Probably because it was so isolated by the sea and the Gobi.

In my mind, there are really 3 big, great Empires that aren't run of the mill: Egypt, Rome, and China.

The rest kind of fall into the same kind of formula where a group of literally whos rise up and fade away later.

no trump different. there are always people that look too closeely and see too many commonalities between now and then. its not necessarily like that. similarities yes. but does that represent the dynamics of a tyrant or oligarch or whatever? no. are there cycles? maybe, but not necessarily in the way you think. human greed is always there though. so there are comes and goes.

If anything, Trump is more like a Crassus, a rich guy who has all the money and wants some of the Glory.

That or he actually cares, or was tired of being a joke.
Watching how people treated him during the election made part of me so happy when he won.

i think all these had in common is their lack of competition right?

Tsk.
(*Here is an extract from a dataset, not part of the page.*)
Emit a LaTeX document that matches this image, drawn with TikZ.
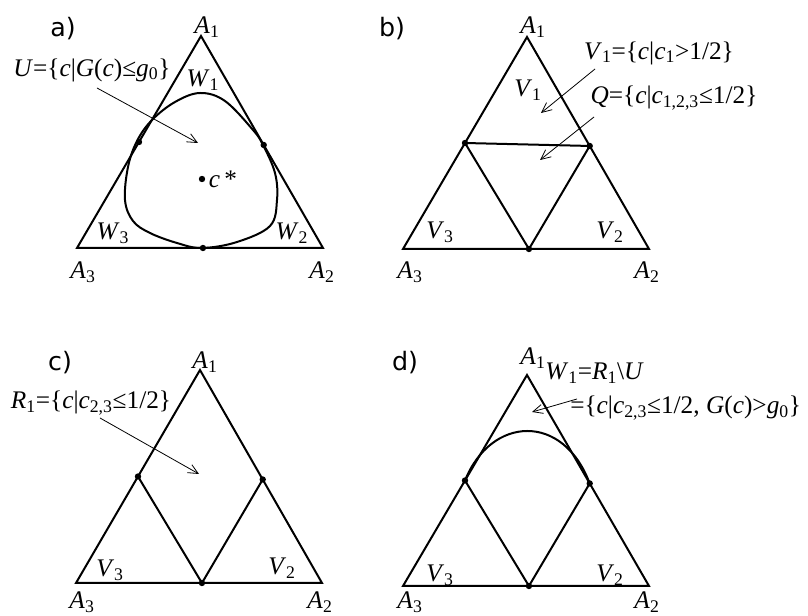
\documentclass[tikz,border=0pt]{standalone}
\usepackage{fontspec}
\setmainfont{Liberation Serif}
\newfontfamily\panelfont{DejaVu Sans}
\usetikzlibrary{arrows.meta,calc}
\newcommand\mvar[1]{\textit{#1}}
\newcommand\msub[1]{\textsubscript{#1}}
\tikzset{
  side/.style={line width=1.5pt, line join=miter},
  rim/.style={line width=1.5pt},
  pointer/.style={line width=0.6pt, -{Straight Barb[length=2.6mm, width=2.4mm]}},
  vertex/.style={fill=black},
  tag/.style={font=\fontsize{19}{21}\selectfont, inner sep=0pt},
  panel/.style={font=\panelfont\fontsize{19}{21}\selectfont, inner sep=0pt}
}
\begin{document}
\begin{tikzpicture}[x=0.75pt,y=-0.75pt]
\useasboundingbox (0,0) rectangle (808,616);

% --- a) ---
\begin{scope}[shift={(77,248)}]
  \coordinate (a-A3) at (0,0);
  \coordinate (a-A2) at (246,0);
  \coordinate (a-A1) at (124,-212);
  \coordinate (a-m13) at ($(a-A3)!0.5!(a-A1)$);
  \coordinate (a-m12) at ($(a-A2)!0.486!(a-A1)$);
  \coordinate (a-m23) at ($(a-A3)!0.512!(a-A2)$);
  \coordinate (a-c) at (125,-69);
  \draw[side] (a-A3) -- (a-A2) -- (a-A1) -- cycle;
  \draw[rim] plot[smooth cycle, tension=0.6] coordinates {
    (125,0) (100,-5) (73,-15) (56,-27) (48,-48) (51,-81) (60,-107)
    (75,-128) (98,-146) (123,-155) (148,-147) (176,-118) (186,-103)
    (198,-75) (200,-48) (193,-22) (160,-6)};
  \foreach \p in {a-m13,a-m12,a-m23,a-c} \fill[vertex] (\p) circle (2.4pt);
  \node[panel] (a-title) at (-14,-219) {a)};
  \node[tag] (a-l1) at (130,-221) {\mvar{A}\msub{1}};
  \node[tag] (a-l2) at (245,24) {\mvar{A}\msub{2}};
  \node[tag] (a-l3) at (6,24) {\mvar{A}\msub{3}};
  \node[tag] (a-w1) at (126,-168) {\mvar{W}\msub{1}};
  \node[tag] (a-w2) at (215,-15) {\mvar{W}\msub{2}};
  \node[tag] (a-w3) at (36,-15) {\mvar{W}\msub{3}};
  \node[tag] (a-cs) at (146,-69) {\mvar{c}\,*};
  \node[tag] (a-U) at (15,-178) {\mvar{U}=\{\mvar{c}|\mvar{G}(\mvar{c})≤\mvar{g}\msub{0}\}};
  \coordinate (a-from) at (20,-160);
  \coordinate (a-to) at (121,-105);
  \draw[pointer] (a-from) -- (a-to);
\end{scope}

% --- b) ---
\begin{scope}[shift={(403,249)}]
  \coordinate (b-A3) at (0,0);
  \coordinate (b-A2) at (246,0);
  \coordinate (b-A1) at (124,-212);
  \coordinate (b-m13) at ($(b-A3)!0.5!(b-A1)$);
  \coordinate (b-m12) at ($(b-A2)!0.486!(b-A1)$);
  \coordinate (b-m23) at ($(b-A3)!0.512!(b-A2)$);
  \draw[side] (b-A3) -- (b-A2) -- (b-A1) -- cycle;
  \draw[side] (b-m13) -- (b-m12) -- (b-m23) -- cycle;
  \foreach \p in {b-m13,b-m12,b-m23} \fill[vertex] (\p) circle (2.4pt);
  \node[panel] (b-title) at (-11,-220) {b)};
  \node[tag] (b-l1) at (130,-222) {\mvar{A}\msub{1}};
  \node[tag] (b-l2) at (244,23) {\mvar{A}\msub{2}};
  \node[tag] (b-l3) at (7,23) {\mvar{A}\msub{3}};
  \node[tag] (b-v1) at (125,-159) {\mvar{V}\msub{1}};
  \node[tag] (b-v2) at (207,-17) {\mvar{V}\msub{2}};
  \node[tag] (b-v3) at (37,-17) {\mvar{V}\msub{3}};
  \node[tag] (b-V) at (256,-196) {\mvar{V}\msub{1}=\{\mvar{c}|\mvar{c}\msub{1}>1/2\}};
  \node[tag] (b-Q) at (271,-151) {\mvar{Q}=\{\mvar{c}|\mvar{c}\msub{1,2,3}≤1/2\}};
  \coordinate (b-vfrom) at (192,-180);
  \coordinate (b-vto) at (138,-136);
  \coordinate (b-qfrom) at (191,-132);
  \coordinate (b-qto) at (137,-89);
  \draw[pointer] (b-vfrom) -- (b-vto);
  \draw[pointer] (b-qfrom) -- (b-qto);
\end{scope}

% --- c) ---
\begin{scope}[shift={(76,583)}]
  \coordinate (c-A3) at (0,0);
  \coordinate (c-A2) at (246,0);
  \coordinate (c-A1) at (124,-213);
  \coordinate (c-m13) at ($(c-A3)!0.5!(c-A1)$);
  \coordinate (c-m12) at ($(c-A2)!0.486!(c-A1)$);
  \coordinate (c-m23) at ($(c-A3)!0.512!(c-A2)$);
  \draw[side] (c-A3) -- (c-A2) -- (c-A1) -- cycle;
  \draw[side] (c-m13) -- (c-m23) -- (c-m12);
  \foreach \p in {c-m13,c-m12,c-m23} \fill[vertex] (\p) circle (2.4pt);
  \node[panel] (c-title) at (-16,-220) {c)};
  \node[tag] (c-l1) at (129,-221) {\mvar{A}\msub{1}};
  \node[tag] (c-l2) at (244,19) {\mvar{A}\msub{2}};
  \node[tag] (c-l3) at (6,19) {\mvar{A}\msub{3}};
  \node[tag] (c-v2) at (206,-15) {\mvar{V}\msub{2}};
  \node[tag] (c-v3) at (34,-13) {\mvar{V}\msub{3}};
  \node[tag] (c-R) at (15,-180) {\mvar{R}\msub{1}=\{\mvar{c}|\mvar{c}\msub{2,3}≤1/2\}};
  \coordinate (c-from) at (24,-165);
  \coordinate (c-to) at (123,-109);
  \draw[pointer] (c-from) -- (c-to);
\end{scope}

% --- d) ---
\begin{scope}[shift={(403,586)}]
  \coordinate (d-A3) at (0,0);
  \coordinate (d-A2) at (246,0);
  \coordinate (d-A1) at (124,-211);
  \coordinate (d-m13) at ($(d-A3)!0.5!(d-A1)$);
  \coordinate (d-m12) at ($(d-A2)!0.486!(d-A1)$);
  \coordinate (d-m23) at ($(d-A3)!0.512!(d-A2)$);
  \draw[side] (d-A3) -- (d-A2) -- (d-A1) -- cycle;
  \draw[side] (d-m13) -- (d-m23) -- (d-m12);
  \draw[rim] (d-m13) .. controls (88,-170) and (160,-174) .. (d-m12);
  \foreach \p in {d-m13,d-m12,d-m23} \fill[vertex] (\p) circle (2.4pt);
  \node[panel] (d-title) at (2,-223) {d)};
  \node[tag] (d-l1) at (130,-228) {\mvar{A}\msub{1}};
  \node[tag] (d-l2) at (244,16) {\mvar{A}\msub{2}};
  \node[tag] (d-l3) at (7,16) {\mvar{A}\msub{3}};
  \node[tag] (d-v2) at (207,-11) {\mvar{V}\msub{2}};
  \node[tag] (d-v3) at (37,-11) {\mvar{V}\msub{3}};
  \node[tag, anchor=west] (d-W) at (142,-213) {\mvar{W}\msub{1}=\mvar{R}\msub{1}\textbackslash\mvar{U}};
  \node[tag, anchor=west] (d-Wset) at (167,-178) {=\{\mvar{c}|\mvar{c}\msub{2,3}≤1/2, \mvar{G}(\mvar{c})>\mvar{g}\msub{0}\}};
  \coordinate (d-from) at (174,-187);
  \coordinate (d-to) at (129,-174);
  \draw[pointer] (d-from) -- (d-to);
\end{scope}

\end{tikzpicture}
\end{document}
There's nothing new under the sun. The requirements of government do not change. It ossifies, and the rising pressures of circumstance begin to require swift action. If the government is unable to achieve consensus because it is too compromised and complacent, the appeal of a charismatic leader with supreme power who can take decisive action will increase until he takes his place.

In America, a military coup is extremely unlikely; however we can vote people in, if we're motivated enough, and that means someone with charisma who says all the right things, at a time of crisis, can take his place as tyrant...

Why do you keep saying this, Rome overcame all the competition to become the Empire it was.

It wasn't an easy road through Italy, Hannibal, the Gauls, and Mithradates.

And a man like Crassus might have been a tyrant, had his expedition to the Orient gone differently. For the Romans, military glory and political power were essentially synonymous.

Under the American system, wealth and success as a capitalist replace military glory. Season that with an appeal to racism aimed at the majority or the "glories of the old days" and you will find an eager audience, if things have gotten bad enough. If the established powers have failed to address the problems of the country, as indeed they have. The elected representatives, here, cannot accomplish even a provision for the common health without vitriolic resistance. We suffer the same problem the late Roman republic did: the powers that be would rather problems never got solved, than see them solved by an opponent would would gain the credit for it.

A useful reminder for all those who predict the destruction of America. Rome came through a cataclysmic civil war to build an Empire that persisted for 5 centuries. 15, if you count the Byzantines.